HC puts interests of farmers front and centre

Slams Centre, State for showing undue haste to implement Chennai-Salem corridor and using force to stifle protests

April 09, 2019 12:28 am | Updated 12:28 am IST - CHENNAI

The balance between agricultural development and economic development is delicate and it may, at times, be very difficult for bureaucrats and policy decision-makers to perceive. Thus, the interpretation, insofar as India is concerned, should lean towards agriculture, the Madras High Court said on Monday while quashing a land acquisition notification for the Chennai-Salem greenfield expressway.

In a judgment running to 115-pages, Justices T.S. Sivagnanam and V. Bhavani Subbaroyan said the Centre had justified the proposal to lay the expressway through fertile wetlands, water sources and reserve forest areas on grounds that it would reduce average travelling time between the two destinations from 5.45 hours to 2.3 hours, save 10.4 crore litres of diesel per year and promote industrialisation in backward areas.

Source of livelihood

“What has been lost sight of is the fact that agriculture is the main part of the economy and source of livelihood of rural India. The land of an agriculturist is vital to sustain his livelihood. India being predominantly an agricultural society, there is a strong bond between the land owner and his land. The land provides dignity for the person. It provides a source of livelihood. Therefore, any dent on this source of livelihood should be viewed with utmost seriousness.

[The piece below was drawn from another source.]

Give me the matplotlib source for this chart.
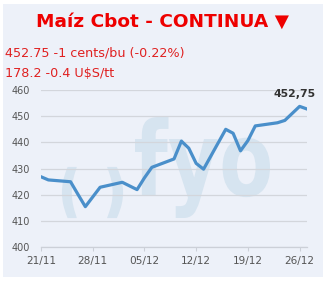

“If the State fails to do so, it will be failing in the public trust reposed on it. The State being the trustee is bound to protect life and livelihood of agriculturists. It is bound to protect the natural resources, the forest, flora and fauna. If there is failure to do so, it will result in disastrous consequences, much of which will be irreversible,” the judges said.

They took note that the Centre had not disclosed any rehabilitation and resettlement plan for the losers of agricultural land.

Expressing serious displeasure over the “great haste” shown by the Centre as well as the State government to implement the project, the judges said, “Peaceful protests were stifled, unwritten gag orders were promulgated and police force was used to handle the protesters who were making a request to spare them and their lands. Only after this court intervened (by passing interim orders), these high-handed actions had subsided.”

Though it was brought to the notice of the court that some land owners had surrendered their lands for the project, the Bench said: “We are not concerned with those people who are willing to run the risk and it is up to them to seek sane advice. We are more concerned about the innocent people who are not aware of their rights, all that they know is that they will not be able to survive without their agricultural lands. The nature of attachment to their land is inseparable.

Public hearing

“Therefore, before seeking prior environmental clearance, it is necessary that a public hearing is held before any such project is implemented... To understand the impact of the project vis-a-vis the object with which National Highways Authority of India is said to have conceived the project, it is essential that the people who are likely to be affected, if not all, at least few of them should be heard in the matter. This procedure, if adopted, will ensure fairness and reasonableness.”

The judges also pointed out that the Centre had not explained the reason for having dropped the proposal to widen the Chennai-Madurai economic corridor from the Bharatmala Pariyojana Phase-I and instead included the Chennai-Salem expressway without the approval of the Cabinet Committee on Economic Affairs chaired by the Prime Minister.

In fact, though a private consultant was engaged only to study the Chennai-Madurai economic corridor, the latter was, through an “unheard of practice” of oral orders, asked to study and submit a feasibility report on Chennai-Salem project.

Mistakes in report

Referring to several mistakes in the consultant’s feasibility report which had references to benefits that would accrue to women in China because of the project, the judges said, it appeared to be a copy, paste job from some other foreign reports and displayed total non-application of mind.

They also wondered how the report could have been prepared within a short period of 60 days when even the U.S. takes years together to prepare a report on joining two highways.

In so far as the effect on forest and wildlife due to the proposed alignment for Chennai-Salem corridor was concerned, the judges said, it was better to learn from mistakes of the past and avoid laying of highways through reserve forests. They said, increasing number of human-animal conflicts and ills such as poaching and illegal felling of trees were happening in hill stations and other places only due to laying of roads through forests in the past.